Estoy segura de que los españoles que emigraron masivamente a Europa en los años sesenta, comían cocido, fabada o, si eran manchegos, gachas. Ni garbanzos, ni fabes, ni harina de almortas debían de ser productos frecuentes en Alemania, Francia o Bélgica, en aquellos años, pero seguro que, en seguida, alguien vio en ello una oportunidad de negocio y empezó a llevar esos productos para los que había demanda española.
Ahora que España es receptora de inmigrantes, la situación se ha invertido. Todo ha ocurrido de forma casi imperceptible, pero en los últimos años, tiendas y supermercados españoles se han llenado de productos que nunca fueron ingredientes nuestra cocina. Hoy es fácil comprar cilantro fresco, que antes sólo conocíamos de viajar a Portugal.
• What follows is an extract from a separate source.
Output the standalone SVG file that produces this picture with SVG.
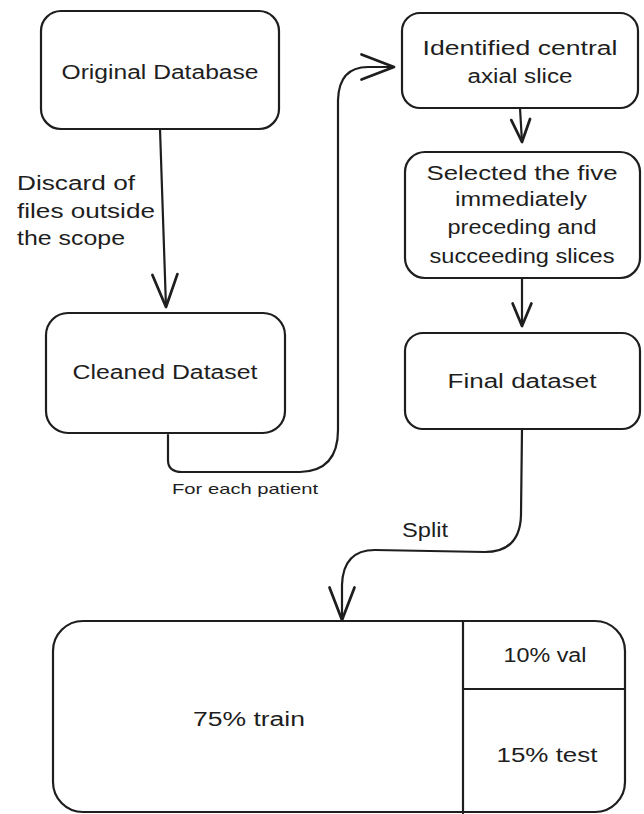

En las estanterías del super, no es difícil encontrar cous cous o humus y las fruterías se han llenado de aguacates, papayas y mangos que, hasta hace poco, sólo conocíamos porque se citaban en las novelas del realismo mágico latinoamericano. Son alimentos que llegan para cubrir la demanda de la inmigración, pero terminan quedándose y, al final, terminan formando parte del acervo culinario del país. Al final no está ocurriendo nada que no haya ocurrido siempre: alguien emprendedor ve que hay demanda de un producto y trata de cubrirla ganándose un dinero.
La emigración va por barrios
Las tiendas de estos productos, además, suelen agruparse en determinados barrios, porque los inmigrantes tienden también a vivir cerca de donde se instalaron antes sus paisanos. Eso se ve muy bien en Madrid. En Lavapiés se han instalado multitud de tiendas de alimentación marroquíes, sirias, pakistaníes, indias… en las que es fácil encontrar productos de las distintas cocinas árabes, que los comerciantes traen para sus compatriotas, muchos de ellos establecidos en la zona. No faltan las carnicerías halal y han abierto, también, muchos restaurantes de comida india y pakistaní que, con su inconfundible olor a curry ,anuncian que estamos en lo que la película de Colomo, rodada allí, llamaba “El cercano oriente”.
En los barrios aledaños de la zona alta de Bravo Murillo, los que se han instalado masivamente son los inmigrantes latinos, que llenan sus calles de color, música y, por supuesto, comercios de los productos que ellos están acostumbrados a comer. En el mercado de Maravillas son cada vez más los puestos que venden alimentos de Perú, Colombia o Ecuador, aunque el verdadero mercado latino de Madrid es el de la plaza de los Mostenses donde puedes comprar y degustar comida como si estuvieras en Lima o Quito. Y eso por no hablar del éxito de los restaurantes y cevicherías peruanos que van desde el lujo de Astrid y Gastón hasta los más humildes locales de barrio. O de los vendedores de mazorcas de maiz asado, que, en invierno, hacen competencia a las castañeras.
Y luego están los chinos. No me refiero a esas tiendas abigarradas y un poco sórdidas que aparecen por todas partes, abiertas a horas intempestivas, sino a ese fenómeno del barrio de Usera donde se produce una concentración de restaurantes chinos que dudo que se de en Pekín. Y se trata de cocina o, mejor dicho, cocinas chinas auténticas y no esa cocina ramplona que nos hicieron creer que venía de allí, en restaurantes decorados con dragones de rojo chillón.
Al final, nada nuevo bajo el sol. ¿O es que este fenómeno es muy distinto del que dio lugar a Cina Town o Little Italy en Nueva York?
Y ahora, con José Andrés, el Little Spain.